• Aim
Pull every line containing "this" from the entries.

• Dataset rows
☆ ☆ ☆ ☆
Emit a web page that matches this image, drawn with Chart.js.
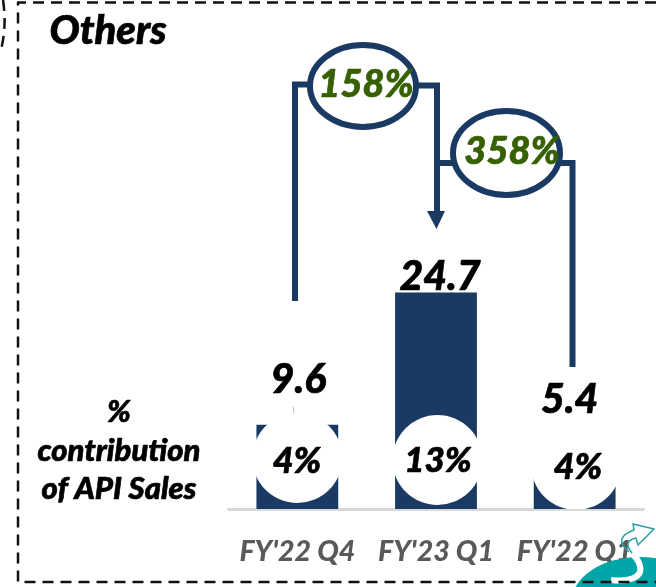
<!DOCTYPE html>
<html><head><meta charset="utf-8">
<style>html,body{margin:0;padding:0;background:#fff}canvas{display:block}</style>
<script src="https://cdn.jsdelivr.net/npm/chart.js@4"></script>
</head><body><canvas id="c" width="656" height="587"></canvas>
<script>
const categories = ["FY'22 Q4", "FY'23 Q1", "FY'22 Q1"];
const salesValues = [9.6, 24.7, 5.4];
const apiShareLabels = ["4%", "13%", "4%"];
const growthLabels = ["158%", "358%"];
const sideLabelLines = ["%", "contribution", "of API Sales"];
const panelTitle = "Others";

const NAVY = '#1a3a63', GREEN = '#376000', FONT = 'Lato, "Open Sans", sans-serif';

function txt(ctx, s, x, y, size, color) {
  ctx.font = `italic 900 ${size}px ${FONT}`;
  ctx.fillStyle = color;
  ctx.strokeStyle = color;
  ctx.lineWidth = 0.7;
  ctx.lineJoin = 'round';
  ctx.textAlign = 'center';
  ctx.textBaseline = 'middle';
  ctx.fillText(s, x, y);
  ctx.strokeText(s, x, y);
}
function poly(ctx, pts, w, color) {
  ctx.beginPath();
  pts.forEach((p, i) => i ? ctx.lineTo(p[0], p[1]) : ctx.moveTo(p[0], p[1]));
  ctx.lineWidth = w; ctx.strokeStyle = color; ctx.lineJoin = 'miter'; ctx.stroke();
}
function ring(ctx, x, y, rx, ry) {
  ctx.beginPath(); ctx.ellipse(x, y, rx, ry, 0, 0, Math.PI * 2);
  ctx.fillStyle = '#fff'; ctx.fill();
  ctx.lineWidth = 6; ctx.strokeStyle = NAVY; ctx.stroke();
}

const overlay = {
  id: 'overlay',
  afterDatasetsDraw(chart) {
    const ctx = chart.ctx, xs = chart.scales.x, ys = chart.scales.y;
    ctx.save();
    // white discs cut into the bars
    const discs = [[0, 458], [1, 460], [2, 465]];
    discs.forEach(([i, cy]) => {
      ctx.beginPath(); ctx.arc(xs.getPixelForValue(i) + (i ? 1.5 : 0), cy, 45, 0, Math.PI * 2);
      ctx.fillStyle = '#fff'; ctx.fill();
    });
    poly(ctx, [[293, 407], [294, 413]], 1, '#bbbbbb');
    // axis line repaint over discs
    ctx.fillStyle = '#d9d9d9'; ctx.fillRect(228, 509, 416, 2);

    // connectors
    poly(ctx, [[295, 301], [295, 84.5], [310, 84.5]], 6, NAVY);
    poly(ctx, [[415, 85.5], [437, 85.5], [437, 213]], 6, NAVY);
    poly(ctx, [[437, 163], [455, 163]], 6, NAVY);
    poly(ctx, [[560, 163], [572.5, 163], [572.5, 367]], 6, NAVY);
    ctx.beginPath(); ctx.moveTo(427, 211); ctx.lineTo(445, 211); ctx.lineTo(436.5, 229); ctx.closePath();
    ctx.fillStyle = NAVY; ctx.fill();
    ring(ctx, 363, 86, 53, 41);
    ring(ctx, 506.5, 153, 53.5, 42);
    txt(ctx, growthLabels[0], 366, 85, 38, GREEN);
    txt(ctx, growthLabels[1], 512, 152, 38, GREEN);

    // values
    const off = [45, 16, 62];
    salesValues.forEach((v, i) => {
      const dx = [1, 4, -5][i];
      txt(ctx, v.toFixed(1), xs.getPixelForValue(i) + dx, ys.getPixelForValue(v) - off[i], 41, '#000');
    });
    const shareX = [297, 438, 578], shareY = [461, 461, 467], shareSize = [36, 35, 36];
    apiShareLabels.forEach((s, i) => txt(ctx, s, shareX[i], shareY[i], shareSize[i], '#000'));

    txt(ctx, panelTitle, 108, 31, 40, '#000');
    const sy = [412, 451, 489];
    sideLabelLines.forEach((s, i) => txt(ctx, s, 119, sy[i], 31, '#000'));

    // corner logo
    ctx.save();
    ctx.beginPath(); ctx.rect(560, 515, 96, 72); ctx.clip();
    ctx.beginPath(); ctx.ellipse(640, 601, 68, 44, 0, 0, Math.PI * 2);
    ctx.fillStyle = '#00a5a8'; ctx.fill();
    ctx.beginPath(); ctx.moveTo(611, 580);
    ctx.bezierCurveTo(628, 582, 643, 578, 640, 566);
    ctx.quadraticCurveTo(638, 558, 630, 552);
    ctx.lineWidth = 6; ctx.strokeStyle = '#fff'; ctx.lineCap = 'butt'; ctx.stroke();
    ctx.beginPath();
    ctx.moveTo(629, 552); ctx.quadraticCurveTo(612, 538, 634, 530);
    ctx.lineTo(633, 524); ctx.lineTo(654, 529); ctx.lineTo(638, 545); ctx.lineTo(636, 538);
    ctx.quadraticCurveTo(622, 541, 632, 553);
    ctx.lineWidth = 1.5; ctx.strokeStyle = '#2a9fa5'; ctx.stroke();
    ctx.restore();

    // dashed frame
    ctx.setLineDash([11, 7]);
    ctx.lineWidth = 2.5; ctx.strokeStyle = '#111';
    ctx.beginPath(); ctx.moveTo(656, 2.5); ctx.lineTo(18, 2.5); ctx.lineTo(18, 582); ctx.lineTo(656, 582); ctx.stroke();
    ctx.beginPath(); ctx.moveTo(3, 0); ctx.quadraticCurveTo(7, 25, 1, 50); ctx.stroke();
    ctx.setLineDash([]);
    ctx.restore();
  }
};

new Chart(document.getElementById('c'), {
  type: 'bar',
  data: {
    labels: categories,
    datasets: [{ data: salesValues, backgroundColor: NAVY, borderWidth: 0,
                 barPercentage: 0.59, categoryPercentage: 1 }]
  },
  options: {
    responsive: false, animation: false,
    layout: { padding: { left: 228, right: 12, top: 246, bottom: 0 } },
    plugins: { legend: { display: false }, tooltip: { enabled: false } },
    scales: {
      x: {
        grid: { display: false, drawTicks: false },
        border: { color: '#d9d9d9', width: 2 },
        afterFit(s) { s.height = 78; s.paddingLeft = 0; s.paddingRight = 0; },
        ticks: { color: '#595959', padding: 26, maxRotation: 0, autoSkip: false,
                 font: { family: FONT, size: 28.5, style: 'italic', weight: '900' } }
      },
      y: { display: false, min: 0, max: 30 }
    }
  },
  plugins: [overlay]
});
</script></body></html>
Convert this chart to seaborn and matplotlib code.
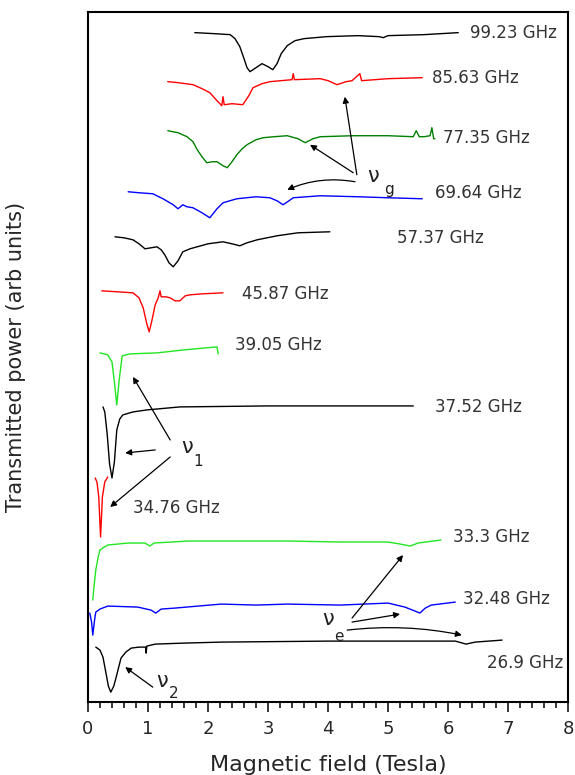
☆ ☆ ☆ ☆
• Correct response
Emit a web page that matches this image, drawn with Chart.js.
Convert this chart to seaborn and matplotlib code.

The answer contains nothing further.